C’est l’autorisation de Louis à Septeuil que j’ai citée. Valazé grossit beaucoup les choses. D’abord, j’ai beau lire et relire les documents annexés à son rapport, je n’y trouve pas l’emploi de plusieurs millions en opérations de commerce. Je vois bien que le roi demande à M. Duruey, le 24 février 1791, une avance de deux millions ; mais rien n’indique qu’elle fut destinée à des combinaisons commerciales.

C’est le 2 juillet 1792, que je relève les achats les plus forts : 595 691 livres de café, et 234 973 livres de sucre, le tout acheté au Havre et à Nantes et expédié à Hambourg, pour y être consigné chez Poppe et Cie.

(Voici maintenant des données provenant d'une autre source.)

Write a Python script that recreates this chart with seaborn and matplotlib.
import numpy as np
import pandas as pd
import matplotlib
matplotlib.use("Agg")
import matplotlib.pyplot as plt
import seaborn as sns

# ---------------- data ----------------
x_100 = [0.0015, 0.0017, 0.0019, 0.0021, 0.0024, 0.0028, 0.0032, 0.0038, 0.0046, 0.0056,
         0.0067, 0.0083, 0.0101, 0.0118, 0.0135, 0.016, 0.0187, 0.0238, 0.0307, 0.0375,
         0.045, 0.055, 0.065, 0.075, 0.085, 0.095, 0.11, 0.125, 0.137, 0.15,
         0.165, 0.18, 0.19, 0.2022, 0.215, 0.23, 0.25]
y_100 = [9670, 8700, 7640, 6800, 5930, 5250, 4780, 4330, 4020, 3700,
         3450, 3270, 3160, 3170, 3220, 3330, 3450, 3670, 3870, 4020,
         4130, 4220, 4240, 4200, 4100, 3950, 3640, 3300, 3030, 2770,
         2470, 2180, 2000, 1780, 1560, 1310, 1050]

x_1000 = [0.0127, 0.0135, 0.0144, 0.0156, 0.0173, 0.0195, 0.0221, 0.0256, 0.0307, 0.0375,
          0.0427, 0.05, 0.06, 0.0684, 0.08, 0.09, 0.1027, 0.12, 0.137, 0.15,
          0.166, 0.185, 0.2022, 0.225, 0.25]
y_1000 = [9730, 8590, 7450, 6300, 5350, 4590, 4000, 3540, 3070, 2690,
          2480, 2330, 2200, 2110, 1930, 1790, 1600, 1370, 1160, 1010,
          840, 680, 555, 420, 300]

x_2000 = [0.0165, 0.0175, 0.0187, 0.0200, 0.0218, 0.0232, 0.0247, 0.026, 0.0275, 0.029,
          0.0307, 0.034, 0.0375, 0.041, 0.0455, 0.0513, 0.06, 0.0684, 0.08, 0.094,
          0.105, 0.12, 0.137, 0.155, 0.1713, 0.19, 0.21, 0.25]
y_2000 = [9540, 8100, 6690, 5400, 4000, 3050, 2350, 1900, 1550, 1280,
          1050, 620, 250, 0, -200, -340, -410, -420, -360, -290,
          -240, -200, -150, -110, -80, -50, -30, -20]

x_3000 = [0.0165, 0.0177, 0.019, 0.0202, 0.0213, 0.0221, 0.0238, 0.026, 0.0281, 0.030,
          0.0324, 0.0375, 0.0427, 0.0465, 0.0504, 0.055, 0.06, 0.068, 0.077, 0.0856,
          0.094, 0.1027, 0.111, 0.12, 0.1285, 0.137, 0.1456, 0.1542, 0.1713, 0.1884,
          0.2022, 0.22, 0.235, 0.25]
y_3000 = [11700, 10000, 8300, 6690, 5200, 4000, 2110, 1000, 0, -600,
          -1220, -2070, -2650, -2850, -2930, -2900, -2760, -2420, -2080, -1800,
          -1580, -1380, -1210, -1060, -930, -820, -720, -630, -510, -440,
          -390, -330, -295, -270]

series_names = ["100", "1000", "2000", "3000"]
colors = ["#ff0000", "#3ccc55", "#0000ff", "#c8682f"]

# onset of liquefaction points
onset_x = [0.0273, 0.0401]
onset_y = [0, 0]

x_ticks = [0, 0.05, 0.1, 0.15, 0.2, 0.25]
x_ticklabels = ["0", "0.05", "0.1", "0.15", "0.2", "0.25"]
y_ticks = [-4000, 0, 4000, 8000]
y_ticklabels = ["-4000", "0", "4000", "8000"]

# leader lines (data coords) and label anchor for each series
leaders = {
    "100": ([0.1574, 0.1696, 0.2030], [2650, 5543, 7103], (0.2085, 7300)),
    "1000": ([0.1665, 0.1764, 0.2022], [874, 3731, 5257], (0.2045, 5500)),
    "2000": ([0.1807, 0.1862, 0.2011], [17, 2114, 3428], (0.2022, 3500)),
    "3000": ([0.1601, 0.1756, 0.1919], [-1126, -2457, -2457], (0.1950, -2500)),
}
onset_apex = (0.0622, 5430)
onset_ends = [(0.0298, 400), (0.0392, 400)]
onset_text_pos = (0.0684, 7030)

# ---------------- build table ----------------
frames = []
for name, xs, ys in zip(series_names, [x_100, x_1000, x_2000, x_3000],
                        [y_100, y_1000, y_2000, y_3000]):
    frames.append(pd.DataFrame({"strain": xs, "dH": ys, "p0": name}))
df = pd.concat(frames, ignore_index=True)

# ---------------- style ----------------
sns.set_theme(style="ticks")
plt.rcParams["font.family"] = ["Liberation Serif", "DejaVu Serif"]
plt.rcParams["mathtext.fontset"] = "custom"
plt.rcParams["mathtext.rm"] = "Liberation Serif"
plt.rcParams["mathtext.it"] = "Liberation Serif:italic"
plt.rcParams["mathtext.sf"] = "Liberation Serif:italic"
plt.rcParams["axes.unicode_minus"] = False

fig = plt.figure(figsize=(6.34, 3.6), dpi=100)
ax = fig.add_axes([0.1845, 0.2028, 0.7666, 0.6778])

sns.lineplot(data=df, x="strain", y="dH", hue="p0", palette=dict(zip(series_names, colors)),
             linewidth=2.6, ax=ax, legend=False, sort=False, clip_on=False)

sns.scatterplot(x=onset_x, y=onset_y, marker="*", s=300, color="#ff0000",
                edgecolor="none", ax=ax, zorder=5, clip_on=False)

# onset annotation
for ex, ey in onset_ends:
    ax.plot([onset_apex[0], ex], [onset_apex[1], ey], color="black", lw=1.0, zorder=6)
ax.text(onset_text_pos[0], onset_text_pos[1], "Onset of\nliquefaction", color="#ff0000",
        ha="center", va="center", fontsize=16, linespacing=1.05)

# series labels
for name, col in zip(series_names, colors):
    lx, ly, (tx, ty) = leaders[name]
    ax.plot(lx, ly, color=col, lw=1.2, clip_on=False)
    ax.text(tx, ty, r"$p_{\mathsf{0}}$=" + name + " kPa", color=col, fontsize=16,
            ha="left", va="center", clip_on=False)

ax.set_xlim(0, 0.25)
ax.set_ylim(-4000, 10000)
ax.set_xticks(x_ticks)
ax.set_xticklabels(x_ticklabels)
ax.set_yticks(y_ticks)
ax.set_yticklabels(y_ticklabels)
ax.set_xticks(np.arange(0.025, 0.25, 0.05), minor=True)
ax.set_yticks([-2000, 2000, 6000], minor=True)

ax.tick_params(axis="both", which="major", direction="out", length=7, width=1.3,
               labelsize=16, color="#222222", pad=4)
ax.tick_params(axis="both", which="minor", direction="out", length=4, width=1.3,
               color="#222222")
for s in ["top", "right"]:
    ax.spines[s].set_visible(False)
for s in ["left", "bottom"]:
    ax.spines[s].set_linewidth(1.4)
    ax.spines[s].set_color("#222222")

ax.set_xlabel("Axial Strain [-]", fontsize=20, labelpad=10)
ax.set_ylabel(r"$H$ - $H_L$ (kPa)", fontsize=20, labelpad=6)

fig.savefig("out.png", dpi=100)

Il ne me paraît donc pas que le capital consacré par l’agent de Louis XVI à ces sortes d’opérations ait dépassé un million. Mais eût-il été de deux ou trois, quelle influence cela pouvait-il avoir sur la marche générale des prix ? Il n’y a rien là qui ressemble à un plan d’accaparement, à un pacte de famine, mais une prodigieuse inconscience, un divorce complet de la pensée du roi et de la vie nationale. Creuzé-Latouche exagéra en sens inverse lorsqu’il essaya, le 8 décembre, de calmer l’émotion que ces pièces avaient provoquée :

« Vous vous souvenez que dans le rapport de la Commission des Vingt-quatre, qui vous fut fait sur Louis XVI, dans la séance du 6 novembre, on vous dénonça des accaparements de blé : j’en fus fort surpris, moi qui ne crois pas aisément aux accaparements, et qui savais que Louis XVI n’avait pu avoir cette année, en sa disposition, ni les finances, ni les intendants, ni les autorités, ni les baïonnettes dont disposait son aïeul.

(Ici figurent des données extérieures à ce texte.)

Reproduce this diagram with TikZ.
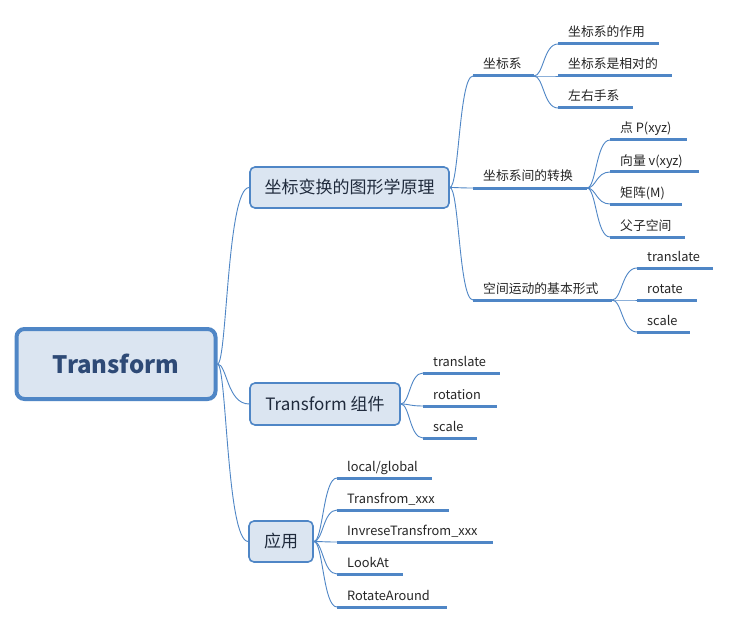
\documentclass[tikz,border=0pt]{standalone}
\usepackage{fontspec}
\setmainfont{Noto Sans CJK SC}
\usetikzlibrary{calc}
\definecolor{lineblue}{HTML}{4F86C6}
\definecolor{boxfill}{HTML}{DBE5F1}
\definecolor{roottext}{HTML}{2E4A76}
\definecolor{branchtext}{HTML}{1F2A3C}
\tikzset{
  rootbox/.style={draw=lineblue, line width=4pt, fill=boxfill, rounded corners=8pt,
    text=roottext, font=\fontsize{24}{28}\selectfont\bfseries, inner sep=0pt},
  branchbox/.style={draw=lineblue, line width=1.6pt, fill=boxfill, rounded corners=5pt,
    text=branchtext, font=\fontsize{17}{20}\selectfont, inner sep=0pt},
  leaftext/.style={font=\fontsize{12.8}{15}\selectfont, text=black!85, inner sep=0pt},
  ul/.style={draw=lineblue, line width=3pt},
  conn/.style={draw=lineblue, line width=0.9pt},
}
\newcommand\leaf[5]{%
  \coordinate (#1-a) at (#2,#4);
  \coordinate (#1-b) at (#3,#4);
  \node[leaftext, anchor=base west] (#1) at (#2+10,#4-7) {#5};
  \draw[ul] (#1-a) -- (#1-b);
}
\newcommand\linkto[3][0.4]{%
  \draw[conn] let \p1=(#2), \p2=(#3) in
    (\p1) .. controls ({\x1+#1*(\x2-\x1)},\y1) and ({\x1+#1*(\x2-\x1)},\y2) .. (\p2);
}
\begin{document}
\begin{tikzpicture}[x=1pt,y=-1pt]
\useasboundingbox (0,0) rectangle (731,623);
\fill[white] (0,0) rectangle (731,623);

% main nodes
\node[rootbox, minimum width=199pt, minimum height=70pt] (root) at (116,364) {Transform};
\node[branchbox, minimum width=199pt, minimum height=41pt] (b1) at (349.5,187.5) {坐标变换的图形学原理};
\node[branchbox, minimum width=150pt, minimum height=42pt] (b2) at (325,404) {Transform 组件};
\node[branchbox, minimum width=64pt, minimum height=41pt] (b3) at (281,541.5) {应用};

% level 2 under b1
\leaf{n1}{473}{534}{76}{坐标系}
\leaf{n2}{473}{587}{188}{坐标系间的转换}
\leaf{n3}{473}{612}{300}{空间运动的基本形式}

% children of n1
\leaf{c11}{558}{659}{44}{坐标系的作用}
\leaf{c12}{558}{672}{76}{坐标系是相对的}
\leaf{c13}{558}{633}{108}{左右手系}

% children of n2
\leaf{c21}{610}{687}{140}{点 P(xyz)}
\leaf{c22}{610}{699}{172}{向量 v(xyz)}
\leaf{c23}{610}{682}{204}{矩阵(M)}
\leaf{c24}{610}{685}{237}{父子空间}

% children of n3
\leaf{c31}{637}{713}{268}{translate}
\leaf{c32}{637}{697}{300}{rotate}
\leaf{c33}{637}{690}{332}{scale}

% children of b2
\leaf{d1}{423}{500}{373}{translate}
\leaf{d2}{423}{497}{406}{rotation}
\leaf{d3}{423}{477}{438}{scale}

% children of b3
\leaf{e1}{337}{432}{478}{local/global}
\leaf{e2}{337}{449}{510}{Transfrom\_xxx}
\leaf{e3}{337}{493}{542}{InvreseTransfrom\_xxx}
\leaf{e4}{337}{403}{574}{LookAt}
\leaf{e5}{337}{447}{607}{RotateAround}

% connectors
\linkto[0.3]{root.east}{b1.west}
\linkto[0.3]{root.east}{b2.west}
\linkto[0.3]{root.east}{b3.west}

\linkto{b1.east}{n1-a}
\linkto{b1.east}{n2-a}
\linkto{b1.east}{n3-a}

\linkto{n1-b}{c11-a}
\linkto{n1-b}{c12-a}
\linkto{n1-b}{c13-a}

\linkto{n2-b}{c21-a}
\linkto{n2-b}{c22-a}
\linkto{n2-b}{c23-a}
\linkto{n2-b}{c24-a}

\linkto{n3-b}{c31-a}
\linkto{n3-b}{c32-a}
\linkto{n3-b}{c33-a}

\linkto{b2.east}{d1-a}
\linkto{b2.east}{d2-a}
\linkto{b2.east}{d3-a}

\linkto{b3.east}{e1-a}
\linkto{b3.east}{e2-a}
\linkto{b3.east}{e3-a}
\linkto{b3.east}{e4-a}
\linkto{b3.east}{e5-a}
\end{tikzpicture}
\end{document}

« Mais je fus encore surpris de voir le rapporteur nous dénoncer ces accaparements, en y mêlant ses réflexions critiques contre la liberté du commerce des grains, sans nous expliquer en aucune manière comment cet accaparement s’était fait ; je prévis d’avance les maux que produirait une dénonciation aussi vague. Car quand on parle ainsi publiquement d’accaparement sans en expliquer clairement les faits, le peuple, devenant plus inquiet et plus soupçonneux, confond toutes les opérations innocentes et même utiles avec des crimes, et ses erreurs en ce genre ne manquent jamais d’augmenter ses propres calamités.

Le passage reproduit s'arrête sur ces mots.